In cases of lexicon entries for idioms, verbs with particles, non-compositional collocations, etc., the ROOT attribute in an fs-pattern may be followed by a specific lexeme, not by a variable. For example, the special sense of kick which defines the idiom kick the bucket will select for an OBJect with ROOT +bucket-n1, where +bucket-n1 is a lexeme identifier for a standard sense of the word bucket. Additionally, in the fs-pattern, the attribute-value pair will be followed by the symbol null-sem as follows: (ROOT +bucket-n1 null-sem) to indicate that this sense of bucket does not contribute to the semantics of the idiom. In cases of semantic structure of idioms such as spill the beans, spill will select for an OBJect which will specify (ROOT +beans-n3), meaning that this special sense of beans (meaning information) does contribute its meaning as an idiom chunk to the entire idiom. In both of these cases, the root specified is obligatory, so the special sense in question will fail the syntactic parse (in analysis) if the selected-for root does not appear in the utterance. In generation, this special sense will get selected in the lexical selection process only if the meaning is appropriate.
The SYN-STRUC zone has two facets. If the word is syntactically regular, non-idiomatic, having no particles, etc., then the CLASS facet is used to indicate which fs-pattern to inherit from the class hierarchy. If none of the class fs-patterns are appropriate for the lexeme in question, an fs-pattern may be locally specified in the LOCAL facet; in fact, both a class and local information may be specified, and the two fs-patterns are unified.
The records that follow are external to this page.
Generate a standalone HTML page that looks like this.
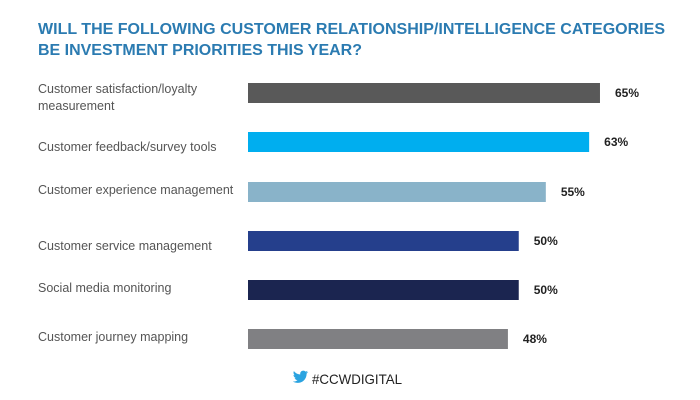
<!DOCTYPE html>
<html><head><meta charset="utf-8"><style>
html,body{margin:0;padding:0;background:#fff;}
svg{display:block;font-family:"Liberation Sans",sans-serif;}
</style></head><body>
<svg id="chart" width="700" height="400">
<text x="38" y="34" font-size="15.5" font-weight="bold" fill="#2b7bb1" textLength="627" lengthAdjust="spacingAndGlyphs">WILL THE FOLLOWING CUSTOMER RELATIONSHIP/INTELLIGENCE CATEGORIES</text>
<text x="38" y="55" font-size="15.5" font-weight="bold" fill="#2b7bb1" textLength="324" lengthAdjust="spacingAndGlyphs">BE INVESTMENT PRIORITIES THIS YEAR?</text>
<g id="bars"></g>
<g>
<path d="M308 372c-.6.3-1.2.4-1.8.5.7-.4 1.1-1 1.4-1.7-.6.4-1.3.6-2 .8-.6-.6-1.4-1-2.3-1-1.7 0-3.1 1.4-3.1 3.1 0 .2 0 .5.1.7-2.6-.1-4.9-1.4-6.4-3.3-.3.5-.4 1-.4 1.6 0 1.1.6 2 1.4 2.6-.5 0-1-.2-1.4-.4 0 1.5 1.1 2.8 2.5 3.1-.3.1-.5.1-.8.1-.2 0-.4 0-.6-.1.4 1.2 1.6 2.1 2.9 2.2-1.1.8-2.4 1.3-3.9 1.3h-.7c1.4.9 3 1.4 4.8 1.4 5.7 0 8.9-4.8 8.9-8.9v-.4c.6-.4 1.1-1 1.6-1.6z" fill="#2aa3e0"/>
<text x="312" y="384" font-size="14" fill="#222" textLength="90" lengthAdjust="spacingAndGlyphs">#CCWDIGITAL</text>
</g>
</svg>
<script>
const categories = ["Customer satisfaction/loyalty measurement","Customer feedback/survey tools","Customer experience management","Customer service management","Social media monitoring","Customer journey mapping"];
const values = [65,63,55,50,50,48];
const valueLabels = ["65%","63%","55%","50%","50%","48%"];
const colors = ["#595959","#00aeef","#89b3c9","#253f8c","#1b2550","#808083"];
const barTops = [83,132,182,231,280,329];
const x0 = 248, pxPer = 5.415, barH = 20;
function xScale(v){ return x0 + v*pxPer; }
const ns = "http://www.w3.org/2000/svg";
const g = document.getElementById("bars");
categories.forEach((c,i)=>{
  const y = barTops[i];
  const r = document.createElementNS(ns,"rect");
  r.setAttribute("x",x0); r.setAttribute("y",y);
  r.setAttribute("width",xScale(values[i])-x0); r.setAttribute("height",barH);
  r.setAttribute("fill",colors[i]);
  
  
  g.appendChild(r);
  const v = document.createElementNS(ns,"text");
  v.setAttribute("x",xScale(values[i])+15); v.setAttribute("y",y+14);
  v.setAttribute("font-size","12"); v.setAttribute("font-weight","bold"); v.setAttribute("fill","#222");
  v.textContent = valueLabels[i];
  
  
  g.appendChild(v);
  const t = document.createElementNS(ns,"text");
  t.setAttribute("x",38); t.setAttribute("font-size","12.5"); t.setAttribute("fill","#555");
  
  
  if(i===0){
    const a=document.createElementNS(ns,"tspan"); a.setAttribute("x",38); a.setAttribute("y",93); a.textContent="Customer satisfaction/loyalty";
    const b=document.createElementNS(ns,"tspan"); b.setAttribute("x",38); b.setAttribute("y",110); b.textContent="measurement";
    t.appendChild(a); t.appendChild(b);
  } else {
    const off=[0,19,12,19,12,12][i];
    t.setAttribute("y",y+off); t.textContent=c;
  }
  g.appendChild(t);
});
</script>
</body></html>
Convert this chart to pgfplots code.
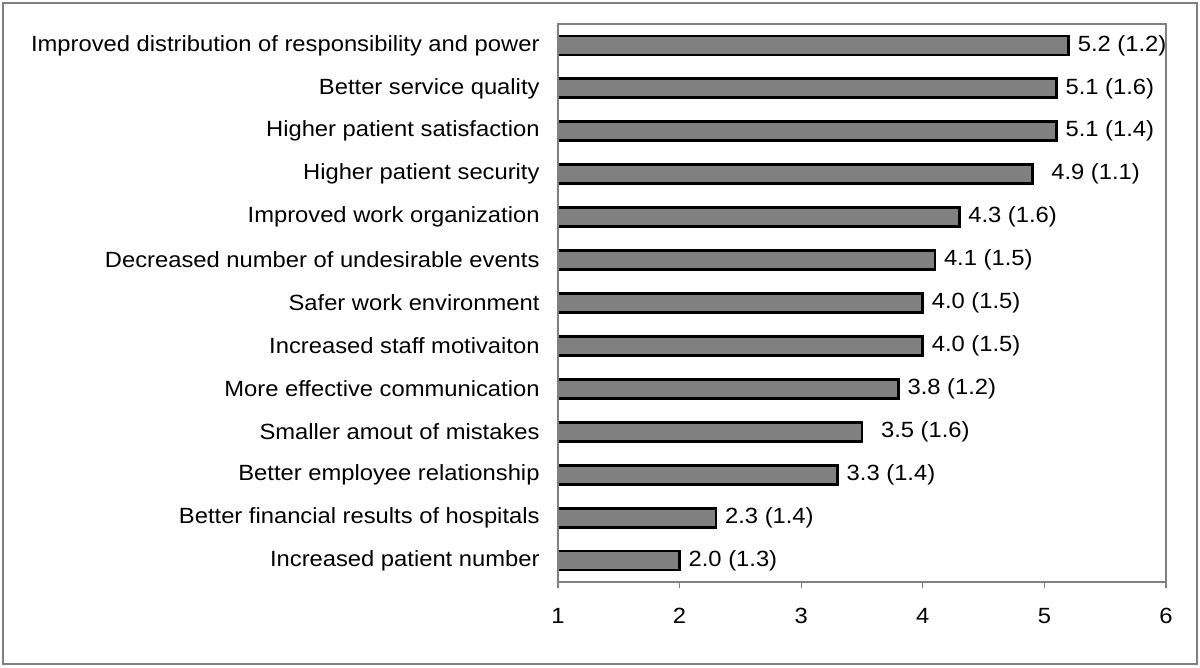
\documentclass[border=0pt]{standalone}
\usepackage{pgfplots}
\pgfplotsset{compat=1.18}
\usetikzlibrary{calc}
\usepackage{fontspec}
\setmainfont{Liberation Sans}[FakeStretch=1.08]
\definecolor{barfill}{HTML}{808080}
\definecolor{axgray}{HTML}{808080}
\begin{document}
\begin{tikzpicture}
\begin{axis}[
  name=ax,
  scale only axis,
  width=304pt, height=279pt,
  xbar,
  bar width=9.5pt,
  xmin=1, xmax=6,
  ymin=-0.5, ymax=12.5,
  xtick={1,2,3,4,5,6},
  ytick={0,...,12},
  yticklabels={Increased patient number,Better financial results of hospitals,Better employee relationship,Smaller amout of mistakes,More effective communication,Increased staff motivaiton,Safer work environment,Decreased number of undesirable events,Improved work organization,Higher patient security,Higher patient satisfaction,Better service quality,Improved distribution of responsibility and power},
  minor ytick={-0.5,0.5,...,12.5},
  xtick pos=lower, ytick pos=left,
  tick align=outside,
  major tick length=3pt,
  minor tick length=3pt,
  ytick style={draw=none},
  minor tick style={draw=axgray, line width=0.6pt},
  xtick style={draw=axgray, line width=0.6pt},
  axis line style={draw=none},
  tick label style={font=\fontsize{11}{13}\selectfont, text=black},
  /pgf/number format/assume math mode=true,
  y tick label style={xshift=-2.7pt},
  x tick label style={yshift=-6.5pt},
  point meta=explicit symbolic,
  nodes near coords,
  every node near coord/.append style={font=\fontsize{11}{13}\selectfont, anchor=west, xshift=0.5pt, text=black},
]
\addplot[fill=barfill, draw=black, line width=1.4pt] coordinates {
  (2.0,0) [2.0 (1.3)]
  (2.3,1) [2.3 (1.4)]
  (3.3,2) [3.3 (1.4)]
  (3.5,3) [\hspace{5pt}3.5 (1.6)]
  (3.8,4) [3.8 (1.2)]
  (4.0,5) [4.0 (1.5)]
  (4.0,6) [4.0 (1.5)]
  (4.1,7) [4.1 (1.5)]
  (4.3,8) [4.3 (1.6)]
  (4.9,9) [\hspace{5pt}4.9 (1.1)]
  (5.1,10) [5.1 (1.4)]
  (5.1,11) [5.1 (1.6)]
  (5.2,12) [5.2 (1.2)]
};
\end{axis}
\draw[draw=axgray, line width=1.3pt] (ax.south west) -- (ax.south east) -- (ax.north east) -- (ax.north west) -- cycle;
\pgfresetboundingbox
\path ($(ax.south west)+(-279pt,-42.5pt)$) coordinate (BL) ($(ax.north east)+(17pt,12pt)$) coordinate (TR);
\useasboundingbox (BL) rectangle (TR);
\draw[draw=axgray, line width=0.8pt] ($(BL)+(1.5pt,1.5pt)$) rectangle ($(TR)+(-1.5pt,-1.5pt)$);
\end{tikzpicture}
\end{document}
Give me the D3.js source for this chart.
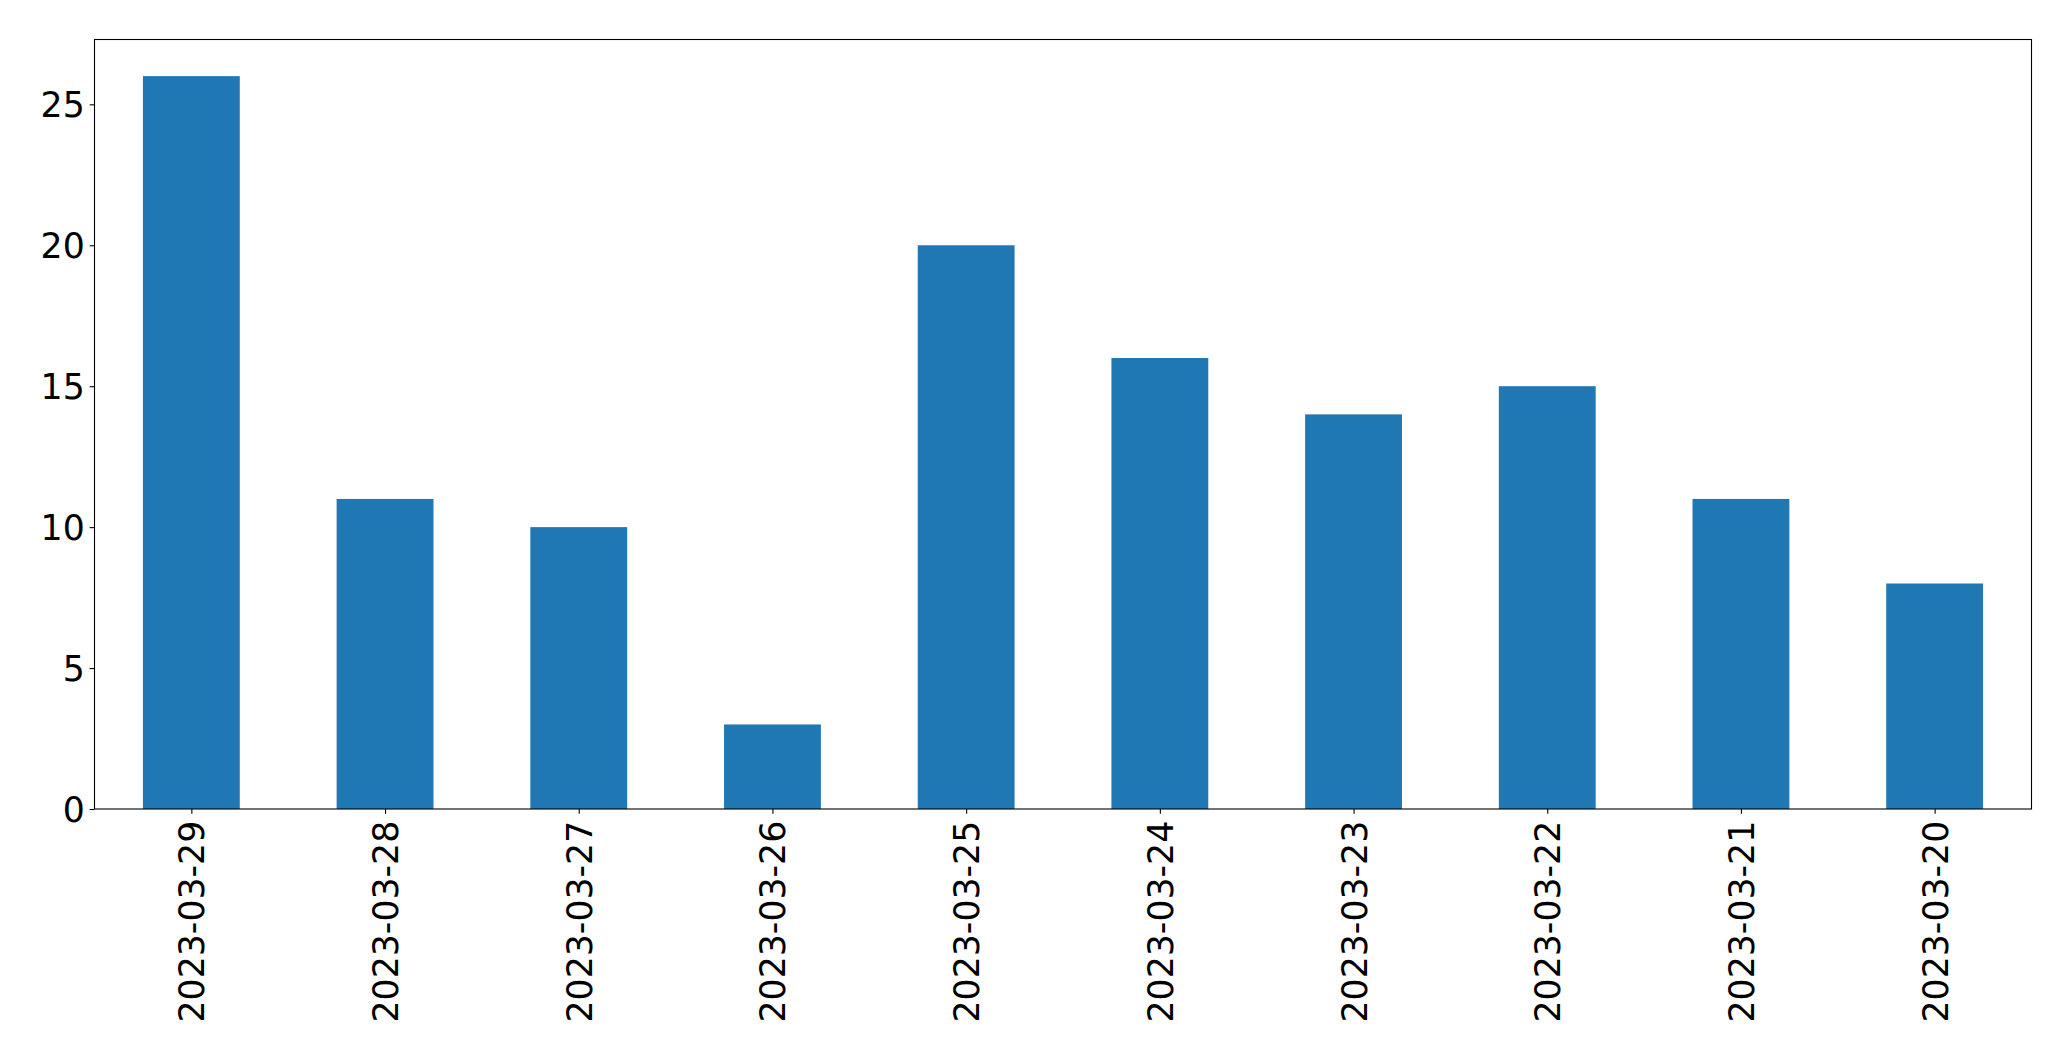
<!DOCTYPE html>
<html>
<head>
<meta charset="utf-8">
<script src="https://cdn.jsdelivr.net/npm/d3@7"></script>
<style>
html,body{margin:0;padding:0;background:#fff;}
svg{display:block;}
text{font-family:"DejaVu Sans",sans-serif;fill:#000;}
</style>
</head>
<body>
<script>
const categories = ["2023-03-29","2023-03-28","2023-03-27","2023-03-26","2023-03-25","2023-03-24","2023-03-23","2023-03-22","2023-03-21","2023-03-20"];
const values = [26, 11, 10, 3, 20, 16, 14, 15, 11, 8];
const yTicks = [0, 5, 10, 15, 20, 25];

(function () {
const W = 2071, H = 1061;
const mLeft = 94.5, mRight = 2031.5, mTop = 39.5, mBottom = 809;
const fontPx = 34.72, tickLen = 4.86, pad = 4.86;

const svg = d3.select("body").append("svg").attr("width", W).attr("height", H);

const x = d3.scaleLinear().domain([-0.5, categories.length - 0.5]).range([mLeft, mRight]);
const y = d3.scaleLinear().domain([0, d3.max(values) * 1.05]).range([mBottom, mTop]);
const bw = x(0.25) - x(-0.25);

svg.append("g").selectAll("rect").data(values).join("rect")
  .attr("x", (d, i) => x(i) - bw / 2)
  .attr("width", bw)
  .attr("y", d => y(d))
  .attr("height", d => y(0) - y(d))
  .attr("fill", "#1f77b4");

svg.append("rect").attr("x", mLeft).attr("y", mTop).attr("width", mRight - mLeft).attr("height", mBottom - mTop)
  .attr("fill", "none").attr("stroke", "#000").attr("stroke-width", 1.1);

const yAxis = d3.axisLeft(y).tickValues(yTicks).tickSize(tickLen).tickPadding(pad).tickFormat(d3.format("d"));
const gy = svg.append("g").attr("transform", `translate(${mLeft},0)`).call(yAxis);
gy.select(".domain").remove();
gy.selectAll("line").attr("stroke", "#000").attr("stroke-width", 1.1);
gy.selectAll("text").attr("font-size", fontPx).attr("font-family", "DejaVu Sans").attr("dy", "0.36em");

const xAxis = d3.axisBottom(x).tickValues(d3.range(categories.length)).tickSize(tickLen).tickPadding(pad)
  .tickFormat(i => categories[i]);
const gx = svg.append("g").attr("transform", `translate(0,${mBottom})`).call(xAxis);
gx.select(".domain").remove();
gx.selectAll("line").attr("stroke", "#000").attr("stroke-width", 1.1);
gx.selectAll("text").attr("font-size", fontPx).attr("font-family", "DejaVu Sans")
  .attr("text-anchor", "end")
  .attr("transform", `translate(0,${tickLen + pad + 2}) rotate(-90)`)
  .attr("x", 0).attr("y", 0).attr("dy", "0.36em");
})();
</script>
</body>
</html>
In addition to specifying syntactic dependency structure, the fs-pattern also indicates an interaction with the meaning pattern from the SEM zone, in that certain portions of the meaning pattern for a phrase or clause are regularly and compositionally determined by the semantics of the components (Principle of Compositionality); the structure of the resulting meaning pattern is determined not only by the semantic meaning patterns of each of the components, but also by their syntactic relationship in the f-structure.